Many Israelis who do not follow events beyond our immediate neighborhood were surprised and even shocked by the American pullout from Afghanistan and its abandonment to the mercies of the Taliban, an Islamist terror organization.
Scenes of Afghans fearing for their lives and convoys of refugees pouring out of the country are heart wrenching, indeed, and the western countries who were involved should do their utmost to absorb refugees who are running for their life. However, the events should surprise no one, nor is there any reason to accuse the Biden administration of abandonment (although intelligence forecasts of the immediate repercussions appear to have been flawed). One can however certainly blame those who thought it would be possible to change Iraq and Afghanistan and forcibly impose on them Western values.
Since the 9/11 attack on the Twin Towers and the Pentagon 20 years ago, and the US invasion of Iraq and Afghanistan, most Americans have gradually realized the extent of the fiasco. Despite the heavy loss of life and the astronomic sums it invested, the US failed to achieve sustainable, organic change.
What is more, democratic states operate differently than what countries like Russia, for example, can do in places like Syria. The US cannot adopt such methods, which are incompatible with American values and public opinion.
The US response to 9/11 was justified and would have remained popular for years had it been confined to dealing a significant blow to al-Qaeda and its perpetrators. Bin Laden’s eventual assassination in Pakistan, authorized by Obama, came a decade after the Bush administration ordered the invasion of Afghanistan, plunging the US military into the Afghan swamp.
There is a difference between the presumption of change in Iraq and Afghanistan. The occupation of Afghanistan was carried out by an international coalition and involved many arms of the administration, not just the military. Nonetheless, it was still a failure.

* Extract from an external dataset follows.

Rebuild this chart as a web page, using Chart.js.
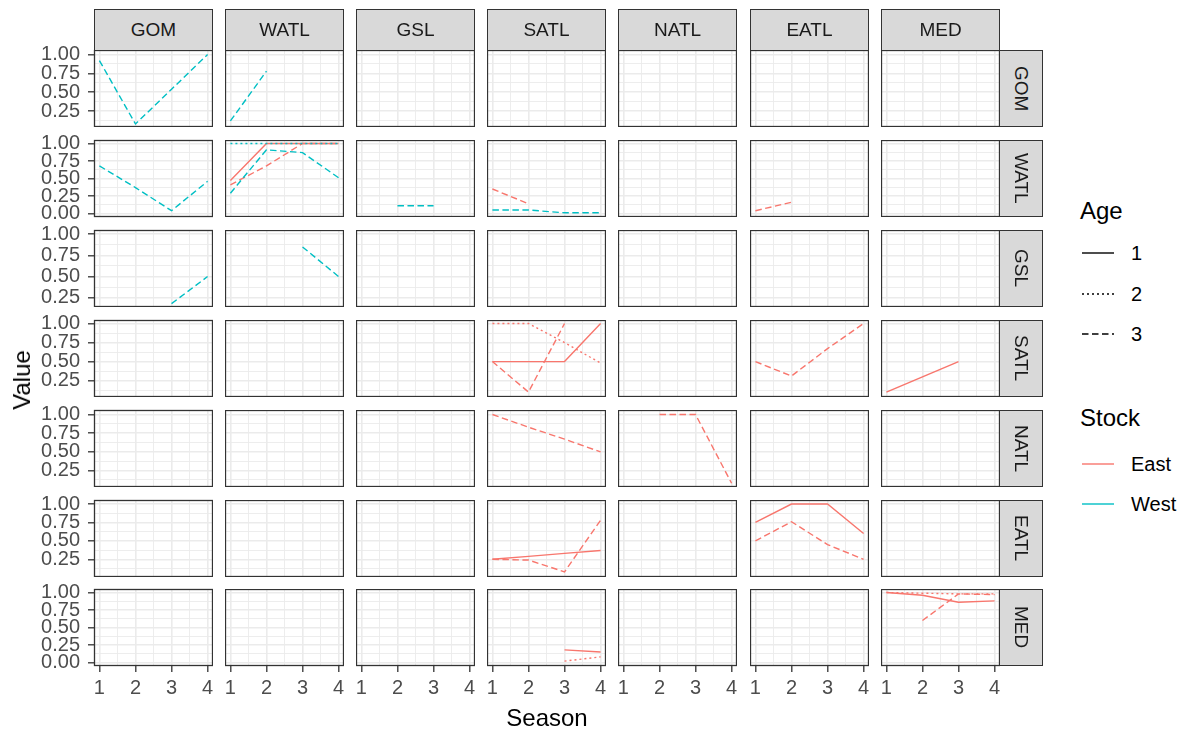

The important lesson of the Afghan saga and previous foreign interventions is the limitations of power and of attempts to “instill order” in other countries. This is a lesson that we Israelis must also take to heart remembering that we left Lebanon and Gaza after a prolonged and unnecessary presence. Amazingly, some among us still want the IDF to retake Gaza and “sort out the mess” there, as if this is a realistic option, and despite the bitter lesson that the cost in lives and resources is totally disproportionate to any benefit.
I want to stress that I am no pacifist. I believe that a strong US military makes the world a better place. Israel, too, would be a lot less secure without the might of the IDF and US backing, while prospects of achieving peace would be reduced.
The US achieved its international standing not only by having the strongest army in the world, but also because of the Marshall Plan and the alliances it forged in Europe, Asia and the Middle East. The US established a system of international organizations and exerted its influence through the soft power of the dollar, Silicon Valley and Hollywood.
We should call on the US to bolster its alliances, especially in our region, where pro-Western regimes are crying out for US leadership to confront Islamists and the Ayatollahs’ regime in Tehran, and with which it can lead a regional approach to resolving the conflict with the Palestinians.
The military has a defensive (the Israel Defense Forces, remember?) and deterrent role, and the use of force is occasionally justified. But it is important to realize that to achieve our long-term goals we cannot rely on military power alone; we must strengthen the muscle that we have allowed to atrophy over the years of diplomacy and soft power.